§ Exercise goal
Leave out the pictures and retype only the lines from the opening line to the line that holds "New Roman, Liberation", both ends included.

§ Stored data
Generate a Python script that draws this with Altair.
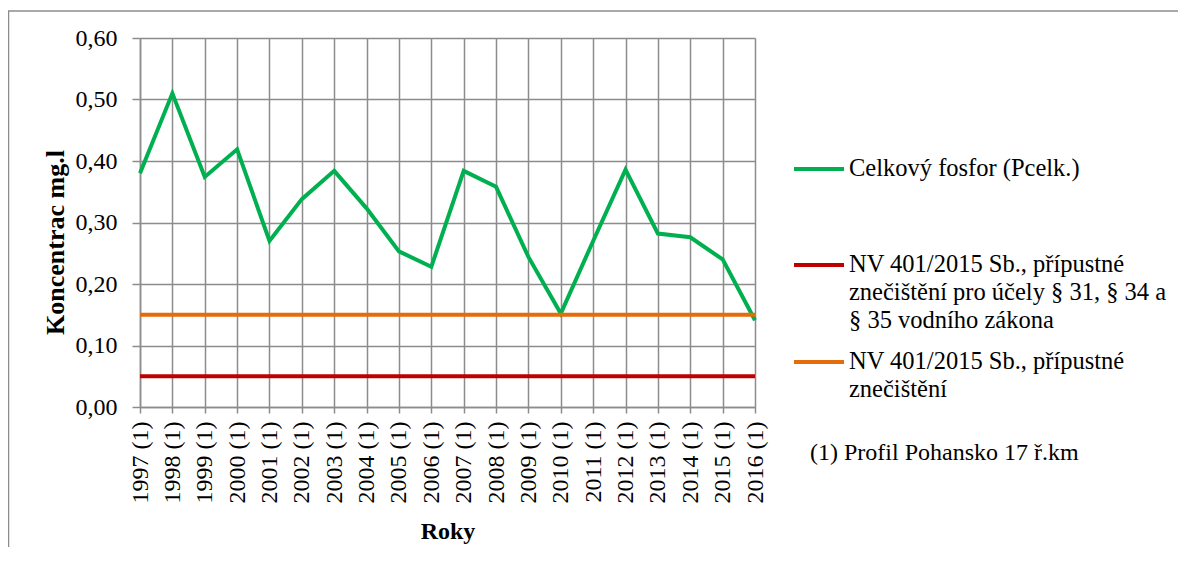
import json
import altair as alt
import pandas as pd

FONT = "Times New Roman, Liberation Serif, serif"

# ---- data ----
years = ["1997 (1)", "1998 (1)", "1999 (1)", "2000 (1)", "2001 (1)", "2002 (1)",
         "2003 (1)", "2004 (1)", "2005 (1)", "2006 (1)", "2007 (1)", "2008 (1)",
         "2009 (1)", "2010 (1)", "2011 (1)", "2012 (1)", "2013 (1)", "2014 (1)",
         "2015 (1)", "2016 (1)"]
phosphorus = [0.380, 0.510, 0.374, 0.419, 0.270, 0.338, 0.384, 0.323, 0.253, 0.228,
              0.384, 0.358, 0.244, 0.152, 0.270, 0.386, 0.282, 0.276, 0.240, 0.141]
series_names = [
    "Celkový fosfor (Pcelk.)",
    "NV 401/2015 Sb., přípustné znečištění pro účely § 31, § 34 a § 35 vodního zákona",
    "NV 401/2015 Sb., přípustné znečištění",
]
limit_values = [0.05, 0.15]
series_colors = ["#00b050", "#c00000", "#e46c0a"]
legend_lines = [
    ["Celkový fosfor (Pcelk.)"],
    ["NV 401/2015 Sb., přípustné", "znečištění pro účely § 31, § 34 a", "§ 35 vodního zákona"],
    ["NV 401/2015 Sb., přípustné", "znečištění"],
]
y_ticks = [0.0, 0.1, 0.2, 0.3, 0.4, 0.5, 0.6]
note = ["(1) Profil Pohansko 17 ř.km"]
x_title = "Roky"
y_title = "Koncentrac mg.l"

GRID = "#8c8c8c"
FS = 24
W, H = 615, 369


def make_legend(i, ly):
    return alt.Legend(
        title=None, orient="none", legendX=652, legendY=ly, padding=0,
        symbolType="stroke", symbolSize=2500, symbolStrokeWidth=4,
        labelFont=FONT, labelFontSize=24.5, labelColor="black", labelOffset=3,
        labelLimit=800, labelExpr=json.dumps(legend_lines[i], ensure_ascii=False),
    )


x_axis = alt.Axis(
    title=x_title, grid=True, gridColor=GRID, gridWidth=1.5,
    domainColor=GRID, domainWidth=1.5, tickColor=GRID, tickWidth=1.5, tickSize=6,
    labelAngle=270, labelPadding=8, labelFont=FONT, labelFontSize=FS, labelColor="black",
    titleFont=FONT, titleFontSize=FS, titleFontWeight="bold", titleColor="black",
    titleX=W / 2, titleY=124, titleAlign="center", titleBaseline="middle",
)
y_axis = alt.Axis(
    title=y_title, values=y_ticks, grid=True, gridColor=GRID, gridWidth=1.5,
    domainColor=GRID, domainWidth=1.5, tickColor=GRID, tickWidth=1.5, tickSize=8,
    labelPadding=15, labelFont=FONT, labelFontSize=FS, labelColor="black",
    labelExpr="replace(format(datum.value, '.2f'), '.', ',')",
    titleFont=FONT, titleFontSize=26, titleFontWeight="bold", titleColor="black",
    titleX=-85, titleY=204, titleAngle=270, titleAlign="center", titleBaseline="middle",
)

df_p = pd.DataFrame({"year": years, "value": phosphorus, "series": series_names[0]})
df_red = pd.DataFrame({"value": [limit_values[0]], "series": [series_names[1]]})
df_orange = pd.DataFrame({"value": [limit_values[1]], "series": [series_names[2]]})
df_note = pd.DataFrame({"text": note})
df_one = pd.DataFrame({"k": [0]})

green = alt.Chart(df_p).mark_line(strokeWidth=4).encode(
    x=alt.X("year:O", sort=years, scale=alt.Scale(padding=0), axis=x_axis),
    y=alt.Y("value:Q", scale=alt.Scale(domain=[0, 0.6], nice=False), axis=y_axis),
    color=alt.Color("series:N", scale=alt.Scale(domain=[series_names[0]], range=[series_colors[0]]),
                    legend=make_legend(0, 104)),
)

red = alt.Chart(df_red).mark_rule(strokeWidth=4).encode(
    y=alt.Y("value:Q"),
    color=alt.Color("series:N", scale=alt.Scale(domain=[series_names[1]], range=[series_colors[1]]),
                    legend=make_legend(1, 200)),
)

orange = alt.Chart(df_orange).mark_rule(strokeWidth=4).encode(
    y=alt.Y("value:Q"),
    color=alt.Color("series:N", scale=alt.Scale(domain=[series_names[2]], range=[series_colors[2]]),
                    legend=make_legend(2, 297)),
)

note_text = alt.Chart(df_note).mark_text(
    align="left", baseline="middle", font=FONT, fontSize=FS, color="black"
).encode(x=alt.value(670), y=alt.value(415), text="text:N")

frame_left = alt.Chart(df_one).mark_rule(color=GRID, strokeWidth=1.5).encode(
    x=alt.value(-131.5), y=alt.value(-27), y2=alt.value(520))
frame_top = alt.Chart(df_one).mark_rule(color=GRID, strokeWidth=1.5).encode(
    y=alt.value(-27), x=alt.value(-132), x2=alt.value(1050))

chart = alt.layer(green, red, orange, note_text, frame_left, frame_top).resolve_scale(
    color="independent"
).properties(
    width=W, height=H,
    autosize=alt.AutoSizeParams(type="none"),
    padding={"left": 132, "top": 30, "right": 423, "bottom": 140},
).configure_view(stroke=None).configure(
    font=FONT,
    style={"guide-label": {"lineHeight": 28, "font": FONT}}
)

chart.save("out.html", embed_options={"renderer": "svg", "actions": False})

§ Answer to this task
Generate a Python script that draws this with Altair.
import json
import altair as alt
import pandas as pd

FONT = "Times New Roman, Liberation Serif, serif"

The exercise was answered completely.